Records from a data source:

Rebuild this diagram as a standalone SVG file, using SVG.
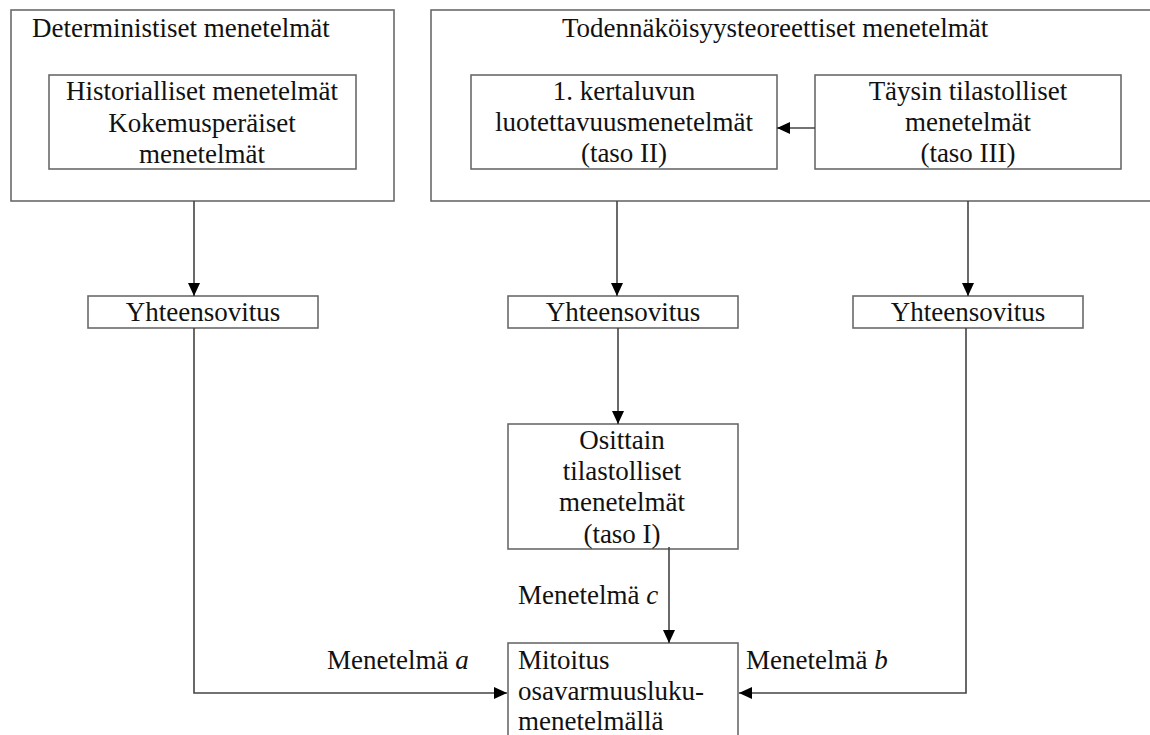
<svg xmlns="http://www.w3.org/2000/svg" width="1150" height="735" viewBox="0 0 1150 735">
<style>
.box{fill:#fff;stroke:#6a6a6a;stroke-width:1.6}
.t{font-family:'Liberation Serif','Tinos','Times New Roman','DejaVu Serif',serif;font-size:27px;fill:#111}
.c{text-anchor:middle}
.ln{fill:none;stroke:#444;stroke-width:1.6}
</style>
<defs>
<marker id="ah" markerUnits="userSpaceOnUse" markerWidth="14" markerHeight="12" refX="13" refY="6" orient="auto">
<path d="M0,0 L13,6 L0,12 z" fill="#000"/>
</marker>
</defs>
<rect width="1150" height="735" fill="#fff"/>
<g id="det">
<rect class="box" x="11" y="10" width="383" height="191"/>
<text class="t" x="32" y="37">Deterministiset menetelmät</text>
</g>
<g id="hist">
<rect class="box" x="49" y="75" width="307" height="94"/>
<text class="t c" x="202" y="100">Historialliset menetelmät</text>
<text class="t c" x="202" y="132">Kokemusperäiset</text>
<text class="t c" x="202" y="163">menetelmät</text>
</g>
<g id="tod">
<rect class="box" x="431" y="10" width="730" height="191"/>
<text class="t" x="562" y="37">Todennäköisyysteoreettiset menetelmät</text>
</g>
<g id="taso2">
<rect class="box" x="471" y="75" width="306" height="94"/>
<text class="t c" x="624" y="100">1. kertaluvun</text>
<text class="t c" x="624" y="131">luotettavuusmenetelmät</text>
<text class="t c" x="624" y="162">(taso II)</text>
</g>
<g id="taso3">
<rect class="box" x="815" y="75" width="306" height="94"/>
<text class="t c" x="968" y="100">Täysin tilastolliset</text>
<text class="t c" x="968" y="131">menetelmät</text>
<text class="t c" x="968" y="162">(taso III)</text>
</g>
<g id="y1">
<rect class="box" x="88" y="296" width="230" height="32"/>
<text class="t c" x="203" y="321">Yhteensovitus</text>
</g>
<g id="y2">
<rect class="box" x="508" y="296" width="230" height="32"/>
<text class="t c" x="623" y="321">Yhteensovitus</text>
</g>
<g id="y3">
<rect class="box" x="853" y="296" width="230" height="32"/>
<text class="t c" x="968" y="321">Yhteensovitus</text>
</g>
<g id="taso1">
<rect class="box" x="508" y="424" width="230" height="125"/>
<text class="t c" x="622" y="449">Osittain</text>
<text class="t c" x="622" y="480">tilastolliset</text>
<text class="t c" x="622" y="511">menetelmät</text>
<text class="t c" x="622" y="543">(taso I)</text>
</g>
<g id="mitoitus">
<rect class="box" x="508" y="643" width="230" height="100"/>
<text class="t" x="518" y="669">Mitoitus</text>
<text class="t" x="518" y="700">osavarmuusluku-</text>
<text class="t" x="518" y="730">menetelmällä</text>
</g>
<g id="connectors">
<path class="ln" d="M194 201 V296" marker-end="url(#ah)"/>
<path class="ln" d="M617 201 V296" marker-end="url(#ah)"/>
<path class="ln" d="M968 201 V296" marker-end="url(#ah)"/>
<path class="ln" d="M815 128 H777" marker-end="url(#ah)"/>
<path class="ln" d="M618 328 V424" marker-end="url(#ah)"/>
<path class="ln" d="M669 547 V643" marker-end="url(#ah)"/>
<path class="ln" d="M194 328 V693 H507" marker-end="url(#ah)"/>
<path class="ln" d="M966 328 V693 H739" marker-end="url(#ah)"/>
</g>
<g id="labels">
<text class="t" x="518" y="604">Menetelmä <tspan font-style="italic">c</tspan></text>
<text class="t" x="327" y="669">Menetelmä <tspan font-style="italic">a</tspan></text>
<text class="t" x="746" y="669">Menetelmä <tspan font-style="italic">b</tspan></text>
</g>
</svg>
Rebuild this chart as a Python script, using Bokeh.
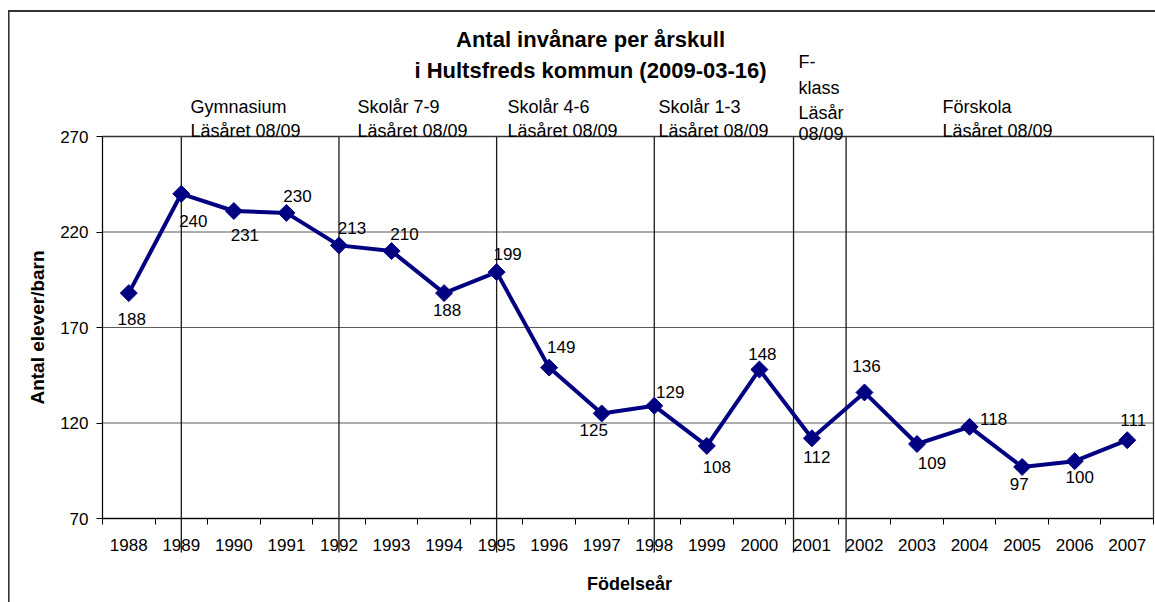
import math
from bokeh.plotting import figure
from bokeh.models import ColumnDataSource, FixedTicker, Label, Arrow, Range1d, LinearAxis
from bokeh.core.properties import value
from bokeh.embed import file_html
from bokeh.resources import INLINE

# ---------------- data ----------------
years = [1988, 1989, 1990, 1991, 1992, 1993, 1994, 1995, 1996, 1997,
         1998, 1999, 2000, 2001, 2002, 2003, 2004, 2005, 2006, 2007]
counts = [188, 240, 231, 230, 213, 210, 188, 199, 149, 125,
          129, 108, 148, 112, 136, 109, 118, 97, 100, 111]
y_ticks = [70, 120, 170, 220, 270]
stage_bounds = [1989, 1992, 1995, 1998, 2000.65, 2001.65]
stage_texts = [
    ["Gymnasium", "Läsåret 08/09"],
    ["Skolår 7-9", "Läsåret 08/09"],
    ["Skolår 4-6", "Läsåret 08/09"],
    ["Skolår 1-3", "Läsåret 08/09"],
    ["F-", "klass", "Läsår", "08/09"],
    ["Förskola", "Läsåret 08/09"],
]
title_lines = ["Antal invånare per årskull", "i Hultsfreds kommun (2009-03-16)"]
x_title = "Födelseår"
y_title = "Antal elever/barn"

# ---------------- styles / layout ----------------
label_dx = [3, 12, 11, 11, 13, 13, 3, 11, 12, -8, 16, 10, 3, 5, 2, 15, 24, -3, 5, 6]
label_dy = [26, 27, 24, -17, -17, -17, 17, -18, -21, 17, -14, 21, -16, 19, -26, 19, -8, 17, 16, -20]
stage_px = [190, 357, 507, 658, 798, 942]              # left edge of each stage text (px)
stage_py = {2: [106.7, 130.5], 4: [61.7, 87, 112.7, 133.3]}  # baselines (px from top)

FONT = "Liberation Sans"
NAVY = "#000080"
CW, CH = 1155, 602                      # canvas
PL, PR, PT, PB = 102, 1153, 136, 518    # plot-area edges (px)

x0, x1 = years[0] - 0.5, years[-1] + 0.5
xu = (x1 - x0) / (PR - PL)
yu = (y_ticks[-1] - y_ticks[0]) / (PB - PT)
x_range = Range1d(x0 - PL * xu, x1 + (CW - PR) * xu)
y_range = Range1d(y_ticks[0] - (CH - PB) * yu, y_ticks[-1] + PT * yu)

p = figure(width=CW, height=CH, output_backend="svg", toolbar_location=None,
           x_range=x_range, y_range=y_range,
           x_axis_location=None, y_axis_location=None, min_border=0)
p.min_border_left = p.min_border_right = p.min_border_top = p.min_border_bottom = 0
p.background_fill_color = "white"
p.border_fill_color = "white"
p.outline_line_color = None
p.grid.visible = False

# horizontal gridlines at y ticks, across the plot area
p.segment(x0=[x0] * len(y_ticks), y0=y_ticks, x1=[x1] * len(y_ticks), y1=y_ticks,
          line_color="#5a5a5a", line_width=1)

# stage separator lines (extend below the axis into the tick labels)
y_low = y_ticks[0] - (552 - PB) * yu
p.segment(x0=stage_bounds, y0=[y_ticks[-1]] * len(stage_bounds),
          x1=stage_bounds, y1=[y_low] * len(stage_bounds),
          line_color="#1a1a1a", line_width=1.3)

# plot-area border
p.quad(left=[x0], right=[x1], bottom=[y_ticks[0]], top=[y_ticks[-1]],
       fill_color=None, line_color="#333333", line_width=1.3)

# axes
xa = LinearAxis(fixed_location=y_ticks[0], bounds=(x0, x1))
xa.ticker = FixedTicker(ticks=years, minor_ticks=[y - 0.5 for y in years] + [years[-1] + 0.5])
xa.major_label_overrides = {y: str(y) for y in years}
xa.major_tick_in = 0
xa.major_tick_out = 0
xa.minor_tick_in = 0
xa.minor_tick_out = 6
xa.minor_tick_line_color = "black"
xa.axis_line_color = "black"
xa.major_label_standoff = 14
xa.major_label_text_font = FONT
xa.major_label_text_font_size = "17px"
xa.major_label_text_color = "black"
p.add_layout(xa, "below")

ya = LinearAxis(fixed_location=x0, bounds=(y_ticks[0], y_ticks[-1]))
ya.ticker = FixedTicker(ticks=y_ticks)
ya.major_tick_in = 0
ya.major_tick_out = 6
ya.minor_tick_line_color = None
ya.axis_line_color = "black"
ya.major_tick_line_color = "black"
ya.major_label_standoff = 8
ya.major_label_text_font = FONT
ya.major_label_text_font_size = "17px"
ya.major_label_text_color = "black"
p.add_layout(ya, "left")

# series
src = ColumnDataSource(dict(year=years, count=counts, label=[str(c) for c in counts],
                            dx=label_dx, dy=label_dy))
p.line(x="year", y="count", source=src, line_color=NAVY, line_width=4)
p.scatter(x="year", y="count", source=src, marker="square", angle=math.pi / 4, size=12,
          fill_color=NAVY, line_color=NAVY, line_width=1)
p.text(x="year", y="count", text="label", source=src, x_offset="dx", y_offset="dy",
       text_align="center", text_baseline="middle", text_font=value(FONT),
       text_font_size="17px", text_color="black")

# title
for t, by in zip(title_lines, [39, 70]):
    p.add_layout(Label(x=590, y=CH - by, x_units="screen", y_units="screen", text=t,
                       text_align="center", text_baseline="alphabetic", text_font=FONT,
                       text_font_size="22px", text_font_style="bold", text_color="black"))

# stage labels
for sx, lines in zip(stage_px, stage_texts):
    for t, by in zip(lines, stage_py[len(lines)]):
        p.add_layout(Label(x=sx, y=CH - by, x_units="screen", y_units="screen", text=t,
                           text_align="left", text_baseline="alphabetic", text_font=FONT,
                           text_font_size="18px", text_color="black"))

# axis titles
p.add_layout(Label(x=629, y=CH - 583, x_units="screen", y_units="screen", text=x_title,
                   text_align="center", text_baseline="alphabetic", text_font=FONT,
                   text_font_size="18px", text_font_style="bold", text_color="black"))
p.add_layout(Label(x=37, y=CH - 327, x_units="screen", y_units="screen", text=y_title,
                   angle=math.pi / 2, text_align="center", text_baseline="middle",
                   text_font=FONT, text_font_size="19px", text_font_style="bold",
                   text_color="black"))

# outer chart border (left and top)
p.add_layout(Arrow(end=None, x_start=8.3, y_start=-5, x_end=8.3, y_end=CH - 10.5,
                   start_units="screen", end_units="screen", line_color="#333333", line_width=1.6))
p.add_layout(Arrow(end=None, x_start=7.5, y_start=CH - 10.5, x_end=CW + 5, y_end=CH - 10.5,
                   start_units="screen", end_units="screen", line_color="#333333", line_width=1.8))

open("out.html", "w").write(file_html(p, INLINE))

(Task requirements)
Exclude any pictures, and restate word for word the lines from the one containing "Rebuild this chart" through the one containing "PL, PR, PT, PB", both included.

(Finished exercise)
Rebuild this chart as a Python script, using Bokeh.
import math
from bokeh.plotting import figure
from bokeh.models import ColumnDataSource, FixedTicker, Label, Arrow, Range1d, LinearAxis
from bokeh.core.properties import value
from bokeh.embed import file_html
from bokeh.resources import INLINE

# ---------------- data ----------------
years = [1988, 1989, 1990, 1991, 1992, 1993, 1994, 1995, 1996, 1997,
         1998, 1999, 2000, 2001, 2002, 2003, 2004, 2005, 2006, 2007]
counts = [188, 240, 231, 230, 213, 210, 188, 199, 149, 125,
          129, 108, 148, 112, 136, 109, 118, 97, 100, 111]
y_ticks = [70, 120, 170, 220, 270]
stage_bounds = [1989, 1992, 1995, 1998, 2000.65, 2001.65]
stage_texts = [
    ["Gymnasium", "Läsåret 08/09"],
    ["Skolår 7-9", "Läsåret 08/09"],
    ["Skolår 4-6", "Läsåret 08/09"],
    ["Skolår 1-3", "Läsåret 08/09"],
    ["F-", "klass", "Läsår", "08/09"],
    ["Förskola", "Läsåret 08/09"],
]
title_lines = ["Antal invånare per årskull", "i Hultsfreds kommun (2009-03-16)"]
x_title = "Födelseår"
y_title = "Antal elever/barn"

# ---------------- styles / layout ----------------
label_dx = [3, 12, 11, 11, 13, 13, 3, 11, 12, -8, 16, 10, 3, 5, 2, 15, 24, -3, 5, 6]
label_dy = [26, 27, 24, -17, -17, -17, 17, -18, -21, 17, -14, 21, -16, 19, -26, 19, -8, 17, 16, -20]
stage_px = [190, 357, 507, 658, 798, 942]              # left edge of each stage text (px)
stage_py = {2: [106.7, 130.5], 4: [61.7, 87, 112.7, 133.3]}  # baselines (px from top)

FONT = "Liberation Sans"
NAVY = "#000080"
CW, CH = 1155, 602                      # canvas
PL, PR, PT, PB = 102, 1153, 136, 518    # plot-area edges (px)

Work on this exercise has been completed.